TASK TO COMPLETE — Look for "this" in each line of the entries, and return the matching lines.

RECORDS PROVIDED —
'''

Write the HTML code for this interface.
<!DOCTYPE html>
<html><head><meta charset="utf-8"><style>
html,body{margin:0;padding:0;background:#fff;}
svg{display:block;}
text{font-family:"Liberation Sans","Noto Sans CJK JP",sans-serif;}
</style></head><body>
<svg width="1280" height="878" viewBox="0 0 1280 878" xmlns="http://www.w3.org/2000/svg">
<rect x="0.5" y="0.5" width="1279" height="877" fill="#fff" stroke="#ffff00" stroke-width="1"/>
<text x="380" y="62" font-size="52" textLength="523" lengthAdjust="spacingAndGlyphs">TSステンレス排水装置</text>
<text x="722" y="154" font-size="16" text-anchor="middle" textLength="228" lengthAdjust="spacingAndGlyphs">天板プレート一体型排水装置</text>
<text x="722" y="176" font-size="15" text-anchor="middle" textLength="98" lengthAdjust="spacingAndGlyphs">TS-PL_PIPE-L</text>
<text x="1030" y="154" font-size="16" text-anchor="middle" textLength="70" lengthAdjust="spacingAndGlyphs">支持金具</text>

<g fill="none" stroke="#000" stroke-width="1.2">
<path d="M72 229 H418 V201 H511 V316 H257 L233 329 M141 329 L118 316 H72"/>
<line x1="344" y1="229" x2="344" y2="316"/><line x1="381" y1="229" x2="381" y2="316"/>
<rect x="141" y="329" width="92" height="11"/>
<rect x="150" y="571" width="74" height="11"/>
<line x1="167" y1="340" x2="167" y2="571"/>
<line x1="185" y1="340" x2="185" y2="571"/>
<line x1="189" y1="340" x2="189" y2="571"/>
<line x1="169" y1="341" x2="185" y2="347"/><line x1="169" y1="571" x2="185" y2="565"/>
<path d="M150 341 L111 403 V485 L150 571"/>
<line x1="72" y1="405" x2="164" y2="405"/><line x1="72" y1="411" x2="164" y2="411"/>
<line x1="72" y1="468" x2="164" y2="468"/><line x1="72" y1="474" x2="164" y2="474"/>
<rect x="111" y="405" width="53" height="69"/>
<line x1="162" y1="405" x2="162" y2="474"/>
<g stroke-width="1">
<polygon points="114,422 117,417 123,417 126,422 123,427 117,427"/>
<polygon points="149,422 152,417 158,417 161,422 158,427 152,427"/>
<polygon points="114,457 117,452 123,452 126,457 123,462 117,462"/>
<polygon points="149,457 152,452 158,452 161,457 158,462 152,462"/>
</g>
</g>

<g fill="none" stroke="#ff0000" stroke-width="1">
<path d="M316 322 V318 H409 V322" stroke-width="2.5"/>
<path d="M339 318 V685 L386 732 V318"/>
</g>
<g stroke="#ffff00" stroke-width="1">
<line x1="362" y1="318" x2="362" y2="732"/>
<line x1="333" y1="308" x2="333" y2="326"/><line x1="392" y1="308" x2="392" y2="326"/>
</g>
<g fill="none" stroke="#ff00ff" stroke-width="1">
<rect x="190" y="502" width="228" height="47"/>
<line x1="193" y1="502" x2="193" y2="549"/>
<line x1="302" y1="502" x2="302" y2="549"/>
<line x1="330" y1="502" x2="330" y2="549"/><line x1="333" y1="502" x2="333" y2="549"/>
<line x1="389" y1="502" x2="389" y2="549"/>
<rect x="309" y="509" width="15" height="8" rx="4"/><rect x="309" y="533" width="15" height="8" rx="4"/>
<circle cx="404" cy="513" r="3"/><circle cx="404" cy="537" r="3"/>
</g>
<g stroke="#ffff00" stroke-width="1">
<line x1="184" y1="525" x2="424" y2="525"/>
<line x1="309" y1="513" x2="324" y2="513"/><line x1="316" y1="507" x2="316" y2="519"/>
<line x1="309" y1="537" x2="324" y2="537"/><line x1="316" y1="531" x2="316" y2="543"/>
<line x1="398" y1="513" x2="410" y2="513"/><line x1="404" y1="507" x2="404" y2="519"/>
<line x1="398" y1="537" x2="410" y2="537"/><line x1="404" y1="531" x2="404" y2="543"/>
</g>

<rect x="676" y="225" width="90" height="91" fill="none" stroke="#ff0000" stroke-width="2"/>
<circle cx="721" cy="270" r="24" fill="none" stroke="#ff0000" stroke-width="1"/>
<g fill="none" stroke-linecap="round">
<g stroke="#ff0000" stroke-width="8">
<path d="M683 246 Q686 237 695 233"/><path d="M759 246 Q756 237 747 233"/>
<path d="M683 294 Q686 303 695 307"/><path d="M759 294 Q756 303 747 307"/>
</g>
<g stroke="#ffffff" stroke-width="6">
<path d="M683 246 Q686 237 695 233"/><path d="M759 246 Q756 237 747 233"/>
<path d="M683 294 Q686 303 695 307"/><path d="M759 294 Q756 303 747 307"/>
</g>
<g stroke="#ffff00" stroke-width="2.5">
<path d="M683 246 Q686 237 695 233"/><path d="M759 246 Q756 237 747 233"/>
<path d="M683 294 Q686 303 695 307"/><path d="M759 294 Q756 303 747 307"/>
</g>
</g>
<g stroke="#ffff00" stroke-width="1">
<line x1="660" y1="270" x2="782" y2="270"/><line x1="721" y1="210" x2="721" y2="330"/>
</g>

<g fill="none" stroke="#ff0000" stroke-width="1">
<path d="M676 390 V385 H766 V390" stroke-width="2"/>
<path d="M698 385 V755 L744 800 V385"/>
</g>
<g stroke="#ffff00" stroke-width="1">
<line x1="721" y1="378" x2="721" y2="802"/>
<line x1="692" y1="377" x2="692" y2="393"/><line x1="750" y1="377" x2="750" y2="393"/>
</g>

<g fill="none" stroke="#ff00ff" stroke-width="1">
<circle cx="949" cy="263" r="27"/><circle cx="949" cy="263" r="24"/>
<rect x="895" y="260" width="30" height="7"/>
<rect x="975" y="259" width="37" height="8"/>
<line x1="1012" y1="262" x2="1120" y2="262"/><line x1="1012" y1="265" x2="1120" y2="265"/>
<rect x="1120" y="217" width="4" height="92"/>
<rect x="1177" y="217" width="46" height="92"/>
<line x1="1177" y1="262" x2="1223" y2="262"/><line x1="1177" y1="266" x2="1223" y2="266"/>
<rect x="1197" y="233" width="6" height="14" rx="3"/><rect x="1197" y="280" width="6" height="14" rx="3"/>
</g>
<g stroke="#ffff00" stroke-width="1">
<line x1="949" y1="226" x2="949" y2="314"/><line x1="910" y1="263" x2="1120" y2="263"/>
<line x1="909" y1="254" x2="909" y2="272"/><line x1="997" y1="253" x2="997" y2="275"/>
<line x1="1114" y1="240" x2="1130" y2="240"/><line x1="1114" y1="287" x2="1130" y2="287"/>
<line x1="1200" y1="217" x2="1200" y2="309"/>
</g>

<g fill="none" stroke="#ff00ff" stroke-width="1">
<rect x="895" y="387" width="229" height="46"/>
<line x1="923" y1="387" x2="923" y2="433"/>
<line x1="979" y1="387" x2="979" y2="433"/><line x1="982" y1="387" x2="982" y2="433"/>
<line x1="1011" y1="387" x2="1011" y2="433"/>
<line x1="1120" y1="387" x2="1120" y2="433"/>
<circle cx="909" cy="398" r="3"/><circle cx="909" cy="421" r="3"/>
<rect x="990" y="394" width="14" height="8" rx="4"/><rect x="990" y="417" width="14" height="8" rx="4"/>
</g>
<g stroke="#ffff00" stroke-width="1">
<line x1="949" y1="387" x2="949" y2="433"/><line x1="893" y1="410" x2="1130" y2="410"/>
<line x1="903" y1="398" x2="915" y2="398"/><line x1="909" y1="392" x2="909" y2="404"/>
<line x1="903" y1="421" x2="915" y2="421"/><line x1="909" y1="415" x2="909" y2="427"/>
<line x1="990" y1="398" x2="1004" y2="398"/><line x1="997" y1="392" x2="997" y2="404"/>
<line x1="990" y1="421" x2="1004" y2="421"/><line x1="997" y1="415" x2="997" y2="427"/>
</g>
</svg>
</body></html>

'''
'''

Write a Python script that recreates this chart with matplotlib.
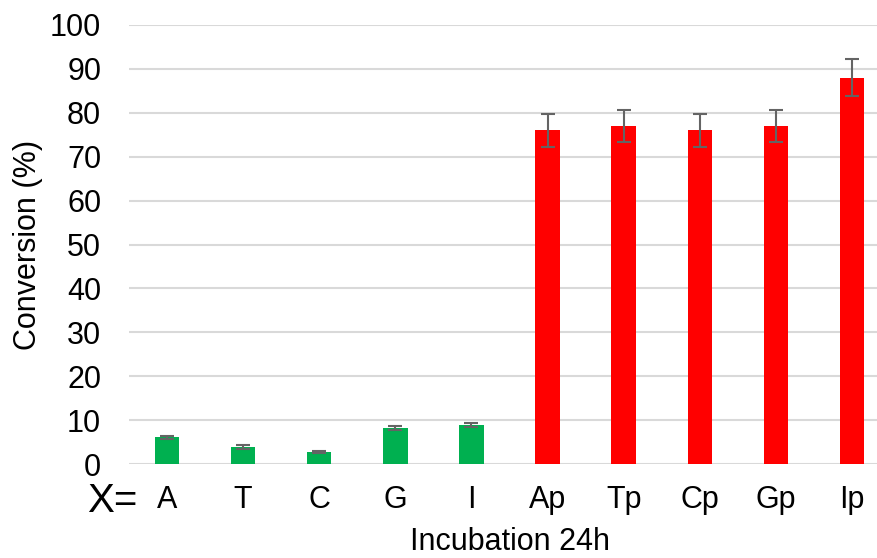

'''

FULL RESPONSE —
Write the HTML code for this interface.
Write a Python script that recreates this chart with matplotlib.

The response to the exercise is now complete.